Do you have a guide?

“No, I’m crossing on my own.” 

Where? 

“Mexicali, with friends.” 

Why are you crossing? 

“There’s no work or anything.” 

Why now? It’s been bad for years. 

“It’s worse now,” he says. 

It’s dinnertime now, so we pile into the dining area. Salad, pork and beans on plastic plates, bread in a basket and iced tea. Wednesdays the dinner is always spicy. The tea doesn’t taste like soap. 

A group is visiting from Seattle. They line up on the opposite side of the immigrants, though there’s no conversation since few from the group speak Spanish. 

A woman from the Red Cross, her nose painted red like clown, asks the immigrants how they like their food. She fills up their cups with tea or water. 

I’m frustrated. The Central Americans I speak with seem to be holding back. I’m not getting through, or they’re scared for some reason. 

Years ago, in Nogales, I spoke with a 17-year-old Honduran girl who left her country because gangs were forcing her to sell drugs. Addicts feel more comfortable buying from younger women, she told me. 

But why so many now? I put the question to Father Murphy. 

“The majority are not unaccompanied,” he says straight away. It’s organized by the mafia, he says, adding that he doesn’t know why it isn’t being reported. They’re accompanied by smugglers. 

“It’s a highly sophisticated, organized crime,” he says.

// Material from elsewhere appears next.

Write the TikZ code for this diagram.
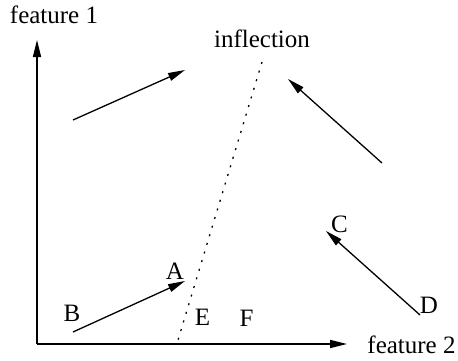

Father Murphy has heard stories of smugglers handing out flyers in Central America saying, “Come to the U.S.” They take a family’s life savings and promise them citizenship. 

“It’s money. We’re talking billions of dollars in the transport of people and drugs,” he says. “The reason they’re coming is for real. Young boys, you join the gang or you die.” 

But the influx, according to Father Murphy, is being orchestrated by smuggling syndicates who are marketing to children. You can make $800 a month in smuggling, he says. That’s better than what policemen make in Mexico. 

“Parents are looking for options,” he says. “If you knew your children could stay [in your country] and die or leave and have a chance at a better life… It’s like a lottery ticket. People are willing to try.” 

Father Murphy hopes the influx of minors will wake people up. The estimated 10 million undocumented immigrants in the United States can’t be rounded up and deported, he says. 

Even if that happened, it would crush economies in many Latin American countries, economies that depend on remittances. 

“The remittances are keeping people down here,” he says. 

People shouldn’t have to migrate, Father Murphy says, and immigration reform should explore ways to better the situation in the country of origin. 

He notes that Canada is having success with visa worker programs. Most immigrants dream of coming back to their hometowns after working in the United States for a few years.

Making it easier to come for a while and then leave would help, Father Murphy says. Deportation alone won’t solve the problem. 

“If you deport dad, you no longer have the bread winner,” Father Murphy says. The children are often U.S. citizens, now being raised by their mothers or other relatives. 

“In 10 years, we could have a whole new population of kids with problems because their parents were deported,” Father Murphy says. 

It’s late now. I decide not to take the bus and spring for a taxi. While I’m waiting, shy Vargas sits down next to me. I leave my notebook in my bag. 

He tells me he’s on his way to the United States. He says he has cousins in Houston and an aunt in Virginia. He’s going to see them. 

That’s far away. 

His eyes widen. He takes a deep breath. 

How are you going to get there? 

He shrugs. 

Why did you decide to come now? 

His father was killed a year and a half ago. 

But was there something that made you decide to come now? 

“I need to work,” he says. “The dollar is worth more in Honduras.” 

I’m looking for something to build the story on, something to confirm what Father Murphy had told me — about the flyers or the smuggling.  

We talk for a few more minutes and I thank him for his time.

“I didn’t tell you anything interesting,” he says. 

Well, it was interesting to me. 

Through the mesh-metal fence I see my cab has arrived. I get up to leave and he stops me. 

“Do you think,” Vargas says, and then pauses. “Do you think they’ll let me stay even though I’m 19?” 

I ask him what he means. 

“Will I get asylum even though I’m an adult?”